Reamer is a trading experimentation environment. That's a specific, deliberate choice of words, not a stylistic preference — the more obvious labels were each considered and rejected for concrete reasons.

Not "backtesting framework"

Backtesting is real and central to what Reamer does — a strategy meets historical data, orders get filled, a result comes out. But that's one stage of a longer process, not the whole of it. Calling the whole product a "backtesting framework" names the middle step and leaves out everything on either side of it: forming the idea in the first place, inspecting exactly what happened after the run, deciding whether the result would survive data it hasn't seen, and carrying whatever was learned into the next idea.

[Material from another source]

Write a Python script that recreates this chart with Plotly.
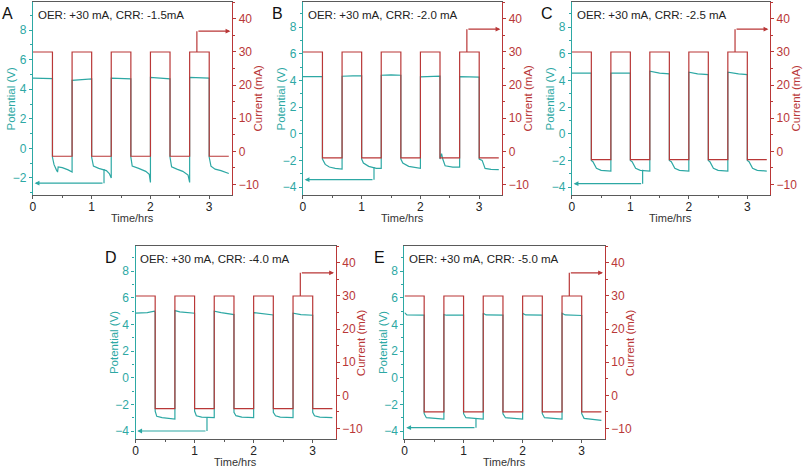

A single backtest, in isolation, proves very little — a strategy can look excellent on one run and be indistinguishable from noise. Naming the category after that one stage makes it sound like the point is the run itself. It isn't. The point is what happens before and after it.

Not "research environment," on its own

"Research environment" is closer, but it describes a place, not a discipline. A folder of notebooks, a spreadsheet, and a shared drive is also, technically, a research environment — it doesn't commit to anything about how rigorous the research inside it has to be. It doesn't distinguish evidence-based testing, where a result has to survive realistic costs and a robustness check before it's trusted, from open-ended tinkering, where a good-looking number is treated as the end of the story.

The word that was missing is the discipline itself, not just the setting it happens in.

Not "research operating platform"

This one overreaches in the other direction. "Platform" and "operating" both imply infrastructure ambitions — hosting, orchestration, running things on someone's behalf, multi-tenant scale — that go well beyond what the actual loop needs. Reamer runs locally, on one machine, with no server in the middle. Naming the category after infrastructure it doesn't have and isn't trying to build would promise something the product was never going to be.

What "experimentation environment" actually names

The category needed to name the loop itself — idea, implementation, execution, inspection, validation, iteration — rather than any single stage of it, and it needed to commit to evidence as the operating discipline instead of leaving that implicit. "Experimentation environment" does both: it's a place (environment) built around a specific, repeatable method (experimentation), not a generic research space and not a single pipeline stage wearing the whole product's name.

"Systematic trading laboratory" is decent secondary vocabulary for the same idea, and shows up in narrative writing for exactly that reason — it ties naturally to determinism and controlled, repeatable conditions. But "laboratory" also connotes a slowness and formality that doesn't match the actual experience of using Reamer, which is closer to an idea expressed in thirty lines and tested in seconds than to anything resembling lab-coat process. Useful in reserve. Not the primary name.

Why this is worth being precise about

A category name is a promise about what to expect. Call something a backtesting framework and someone reasonably expects a tool for running backtests, not a way to reason about whether an idea deserves capital behind it. Call it a research operating platform and someone reasonably expects infrastructure that isn't there. "Experimentation environment" is the name that's supposed to still describe Reamer accurately a decade from now, because it describes the loop — and the loop is the part of this product least likely to change.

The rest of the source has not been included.